In 1973, faced with the threat of job losses and bankruptcy, the workers occupied and succeeded in running the factory themselves. As one of their banners declared in August 1973, “It Is Possible. We produce, We Sell, We Pay Ourselves”. The detailed descriptions of what happened, such as the Commissions which “met daily to discuss what needed to be done and how, and who should do what” are wonderful.

Flowing from the Commissions workers did different tasks from what they had done before and moved between them. Workers “developed a new confidence, discovering talents they did not know they had… A female assembly line worker who chose to sell watches to visitors exclaimed…‘for once we had the chance to experience something other than a fixed task’.”

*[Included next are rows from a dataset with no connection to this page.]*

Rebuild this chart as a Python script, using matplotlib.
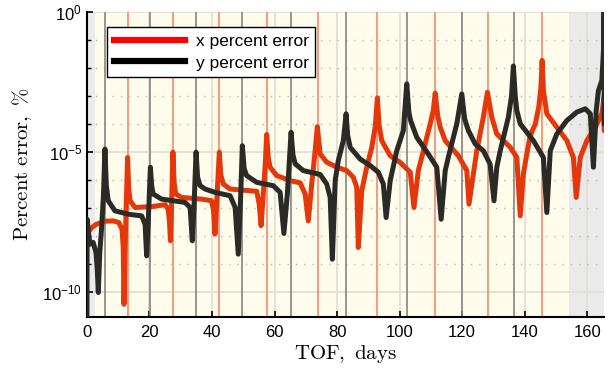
import numpy as np
import matplotlib.pyplot as plt
from matplotlib.lines import Line2D
from matplotlib.ticker import FixedLocator, LogFormatterSciNotation

plt.rcParams['font.family'] = ['Liberation Sans', 'DejaVu Sans']

# x percent error: TOF in days, log10 of the error
x_err_t = [0.2, 1.5, 3.0, 5.8, 8.5, 10.2, 11.2, 11.6, 11.85, 12.15, 12.6, 13.0, 13.35,
           13.8, 15.4, 20.7, 25.0, 26.0, 26.4, 26.7, 27.0, 27.5, 27.9, 28.4, 30.3, 36.7,
           39.9, 40.5, 40.96, 41.4, 42.35, 42.8, 43.6, 45.8, 50.0, 54.3, 55.1, 55.7,
           56.4, 57.0, 57.5, 58.0, 58.6, 60.7, 65.0, 68.2, 69.8, 70.8, 71.9, 73.0, 73.7,
           74.6, 76.7, 79.9, 83.1, 85.2, 86.3, 86.8, 87.9, 89.5, 91.1, 92.2, 92.9, 93.4,
           94.3, 97.0, 100.2, 103.4, 104.6, 106.0, 107.1, 109.8, 110.8, 111.4, 112.2,
           113.0, 114.6, 118.8, 121.5, 122.2, 123.6, 124.7, 126.8, 128.1, 128.8, 129.5,
           131.1, 135.4, 137.5, 138.6, 139.6, 140.7, 141.8, 143.4, 144.5, 145.2, 145.6,
           146.0, 147.1, 150.3, 153.5, 155.6, 156.5, 157.8, 159.9, 162.6, 164.7, 165.4,
           165.45]
x_err_log = [-7.9, -7.7, -7.58, -7.47, -7.46, -7.52, -7.75, -8.4, -10.44, -8.6, -6.8,
             -5.19, -6.3, -6.74, -6.98, -6.95, -6.88, -7.05, -7.5, -8.17, -7.2, -5.0,
             -6.1, -6.5, -6.62, -6.68, -6.74, -7.1, -7.93, -7.0, -5.0, -5.8, -6.14,
             -6.32, -6.36, -6.4, -6.86, -7.63, -6.5, -5.5, -4.37, -5.2, -5.54, -5.84,
             -6.02, -6.1, -6.5, -7.46, -6.14, -4.95, -4.09, -5.07, -5.36, -5.54, -5.66,
             -5.9, -6.26, -8.41, -6.38, -5.54, -4.83, -4.11, -3.06, -4.0, -4.59, -5.13,
             -5.37, -5.72, -6.98, -5.66, -5.18, -3.99, -3.5, -2.89, -3.7, -4.11, -4.59,
             -5.13, -5.66, -6.86, -5.78, -4.95, -3.75, -2.86, -3.3, -3.75, -4.35, -4.83,
             -5.19, -7.28, -5.78, -5.07, -4.4, -4.0, -3.4, -2.7, -1.72, -2.8, -3.63,
             -4.11, -4.59, -5.19, -6.62, -5.19, -4.59, -4.11, -3.63, -3.04, -4.23]

# y percent error
y_err_t = [0.0, 0.05, 0.5, 1.0, 2.0, 2.9, 3.3, 3.63, 4.1, 4.7, 5.3, 5.76, 6.2, 6.83, 8.96,
           13.2, 17.5, 18.6, 19.1, 19.6, 20.3, 20.7, 21.2, 23.9, 31.4, 33.0, 33.7, 34.3,
           34.9, 35.4, 36.2, 37.8, 41.0, 45.8, 47.4, 48.4, 49.2, 49.7, 50.3, 51.1, 54.3,
           59.6, 61.8, 63.0, 64.1, 65.3, 65.9, 66.6, 69.2, 74.6, 76.7, 77.8, 78.5, 79.4,
           80.4, 82.0, 82.9, 83.4, 84.2, 87.4, 90.6, 93.2, 94.8, 95.7, 97.0, 99.1, 101.2,
           102.3, 103.0, 103.6, 105.5, 109.2, 111.9, 113.3, 114.6, 115.6, 118.3, 119.9,
           120.8, 122.0, 124.2, 126.8, 128.96, 130.2, 131.1, 132.2, 134.8, 135.8, 136.4,
           137.0, 137.5, 138.6, 142.8, 146.0, 147.1, 148.2, 150.3, 153.5, 156.7, 159.4,
           161.0, 162.0, 162.9, 163.6, 164.7, 165.3, 165.4, 165.45]
y_err_log = [-10.88, -7.4, -7.9, -8.29, -8.23, -8.6, -9.2, -10.02, -8.6, -7.69, -6.5,
             -4.89, -6.2, -6.74, -7.1, -7.22, -7.28, -7.58, -8.71, -7.5, -5.54, -6.2,
             -6.5, -6.68, -6.8, -6.98, -8.17, -6.8, -5.0, -5.9, -6.2, -6.32, -6.44,
             -6.56, -6.98, -8.65, -6.5, -4.77, -5.6, -5.84, -6.08, -6.2, -6.44, -7.91,
             -6.5, -4.29, -5.1, -5.42, -5.66, -5.8, -6.14, -6.62, -8.83, -6.02, -5.3,
             -4.59, -3.63, -4.4, -4.83, -5.25, -5.48, -5.72, -6.14, -7.34, -6.02, -4.95,
             -4.23, -2.56, -3.6, -3.9, -4.47, -5.07, -5.54, -7.4, -5.66, -5.18, -3.99,
             -2.92, -3.8, -4.23, -4.71, -4.95, -5.43, -6.74, -5.54, -4.95, -3.75, -3.0,
             -1.92, -3.0, -3.51, -3.99, -4.59, -5.19, -7.16, -4.95, -4.35, -3.87, -3.57,
             -3.45, -3.63, -5.54, -3.51, -2.8, -2.44, -1.2, 0.05, -4.0]

# spike locations (vertical markers)
x_spikes = [13.1, 27.5, 42.2, 57.6, 73.8, 92.8, 111.4, 128.3, 145.6]
y_spikes = [5.8, 20.2, 34.9, 49.6, 65.3, 82.9, 102.4, 120.0, 136.6]

fig = plt.figure(figsize=(6.08, 3.72), dpi=100)
ax = fig.add_axes([0.143, 0.149, 0.851, 0.818])

ax.axvspan(0, 2.6, color='#ebebeb', zorder=0, lw=0)
ax.axvspan(2.6, 154.3, color='#fffcec', zorder=0, lw=0)
ax.axvspan(154.3, 166, color='#eaeaea', zorder=0, lw=0)

for t in x_spikes:
    ax.axvline(t, color='#f28a6e', lw=1.2, zorder=1)
for t in y_spikes:
    ax.axvline(t, color='#858580', lw=1.2, zorder=1)

ax.plot(x_err_t, 10.0 ** np.array(x_err_log), color='#e4380c', lw=3.6,
        solid_joinstyle='round', solid_capstyle='round', zorder=3)
ax.plot(y_err_t, 10.0 ** np.array(y_err_log), color='#2a2a26', lw=3.6,
        solid_joinstyle='round', solid_capstyle='round', zorder=4)

ax.set_yscale('log')
ax.set_xlim(0, 165.5)
ax.set_ylim(10 ** -10.88, 1)

ax.xaxis.set_major_locator(FixedLocator(np.arange(0, 161, 20)))
ax.yaxis.set_major_locator(FixedLocator([1e-10, 1e-5, 1e0]))
ax.yaxis.set_minor_locator(FixedLocator([10.0 ** k for k in range(-10, 1)]))
ax.yaxis.set_major_formatter(LogFormatterSciNotation())
ax.yaxis.set_minor_formatter(plt.NullFormatter())

ax.grid(axis='x', which='major', color='#e2e0d6', lw=1.3, zorder=0.5)
ax.grid(axis='y', which='major', color='#e2e0d6', lw=1.3, zorder=0.5)
ax.grid(axis='y', which='minor', color='#b8b8b0', lw=1.0, ls=(0, (1, 5)), zorder=0.5)
ax.set_axisbelow(True)

ax.tick_params(direction='in', labelsize=12, length=4, width=1.2, colors='black')
ax.tick_params(which='minor', direction='in', length=3, width=1.0, left=True)
ax.tick_params(axis='x', pad=6)

for s in ['top', 'right']:
    ax.spines[s].set_visible(False)
for s in ['left', 'bottom']:
    ax.spines[s].set_linewidth(1.5)

ax.set_xlabel(r'$\mathrm{TOF,\ days}$', fontsize=15, math_fontfamily='cm', labelpad=2)
ax.set_ylabel(r'$\mathrm{Percent\ error,\ \%}$', fontsize=15, math_fontfamily='cm', labelpad=6)

handles = [Line2D([], [], color='#ff0000', lw=4.5),
           Line2D([], [], color='#000000', lw=4.5)]
leg = ax.legend(handles, ['x percent error', 'y percent error'], loc='upper left',
                bbox_to_anchor=(0.0387, 0.951), borderaxespad=0, fontsize=12.5,
                handlelength=4.1, fancybox=False, framealpha=1, edgecolor='black',
                borderpad=0.4, labelspacing=0.35, handletextpad=0.6)
leg.get_frame().set_linewidth(1.0)
leg.set_zorder(6)

fig.savefig('out.png', dpi=100)
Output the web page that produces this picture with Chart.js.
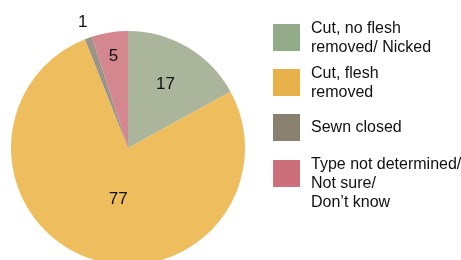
<!DOCTYPE html>
<html>
<head>
<meta charset="utf-8">
<script src="https://cdn.jsdelivr.net/npm/chart.js@4/dist/chart.umd.min.js"></script>
<style>
html,body{margin:0;padding:0;background:#fff;overflow:hidden;}
#wrap{position:relative;width:461px;height:290px;}
</style>
</head>
<body>
<div id="wrap"><canvas id="c" width="461" height="290"></canvas></div>
<script>
const categories = [
  ["Cut, no flesh", "removed/ Nicked"],
  ["Cut, flesh", "removed"],
  ["Sewn closed"],
  ["Type not determined/", "Not sure/", "Don\u2019t know"]
];
const values = [17, 77, 1, 5];
const sliceColors = ["#abb59b", "#eebd5e", "#9c9488", "#d4878f"];
const legendColors = ["#94ab8a", "#e8b24a", "#8a8070", "#cc6f7b"];
const labelRadius = [0.63, 0.45, 1.14, 0.79];
const labelAngleShiftDeg = [0, -9, 0, 0];

const FONT = '"Liberation Sans", Arial, sans-serif';

const labelPlugin = {
  id: 'sliceLabels',
  afterDatasetsDraw(chart) {
    const ctx = chart.ctx;
    const meta = chart.getDatasetMeta(0);
    ctx.save();
    ctx.font = '17px ' + FONT;
    ctx.fillStyle = '#111';
    ctx.textAlign = 'center';
    ctx.textBaseline = 'middle';
    meta.data.forEach((arc, i) => {
      const p = arc.getProps(['x','y','startAngle','endAngle','outerRadius'], true);
      const mid = (p.startAngle + p.endAngle) / 2 + labelAngleShiftDeg[i] * Math.PI / 180;
      const r = p.outerRadius * labelRadius[i];
      ctx.fillText(String(values[i]), p.x + Math.cos(mid) * r, p.y + Math.sin(mid) * r);
    });
    ctx.restore();
  }
};

const legendPlugin = {
  id: 'sideLegend',
  afterDraw(chart) {
    const ctx = chart.ctx;
    ctx.save();
    const boxX = 273, boxSize = 27, textX = 311, lineH = 18.7;
    const tops = [24, 69, 114, 160];
    ctx.font = '16px ' + FONT;
    ctx.textBaseline = 'middle';
    ctx.textAlign = 'left';
    categories.forEach((lines, i) => {
      const top = tops[i];
      ctx.fillStyle = legendColors[i];
      ctx.fillRect(boxX, top, boxSize, boxSize);
      ctx.fillStyle = '#111';
      let y0 = lines.length === 1 ? top + boxSize / 2 : top + 5;
      lines.forEach((t, j) => ctx.fillText(t, textX, y0 + j * lineH));
    });
    ctx.restore();
  }
};

new Chart(document.getElementById('c'), {
  type: 'pie',
  data: {
    labels: categories.map(l => l.join(' ')),
    datasets: [{
      data: values,
      backgroundColor: sliceColors,
      borderWidth: 0
    }]
  },
  options: {
    responsive: false,
    animation: false,
    layout: { padding: { left: 11, top: 31, right: 216, bottom: 25 } },
    plugins: { legend: { display: false }, tooltip: { enabled: false } }
  },
  plugins: [labelPlugin, legendPlugin]
});
</script>
</body>
</html>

The narrative of the events over the period is astonishingly thorough. In a short review it is quite impossible to come close to capturing the detail, drama, twists and turns and highs and lows of this epic labour struggle during which workers spoke “about the factory becoming a place of fulfilment, not alienation”.

Coming in at 470 pages and being sold in hardback at £40 it is clearly aimed at an “academic” audience. Reid is a historian at the height of his powers and it is hard to imagine a more comprehensive account of the events at “Les Lip”.

It is a substantial and at times dense read and assumes a challenging level of knowledge about post-1968 France for a general reader. For example, Reid writes about the attitude of French Maoists and Situationists without explaining what these groups were arguing.

Reid goes well beyond a timeline of events to include much supplementary information including examining the relationships between the national and local unions, the role of government, the impact on women workers, the role of Catholic humanism, the French left and the responses of different sections of the French ruling class.

He also includes the national context and why this dispute became so important. “It was a 1968-style movement dealing with what would become the central issue in France during the 1970s: unemployment.”

In the end what stands out is its thrilling retelling of an occupation and its reminder to us that there are many different ways to live and work.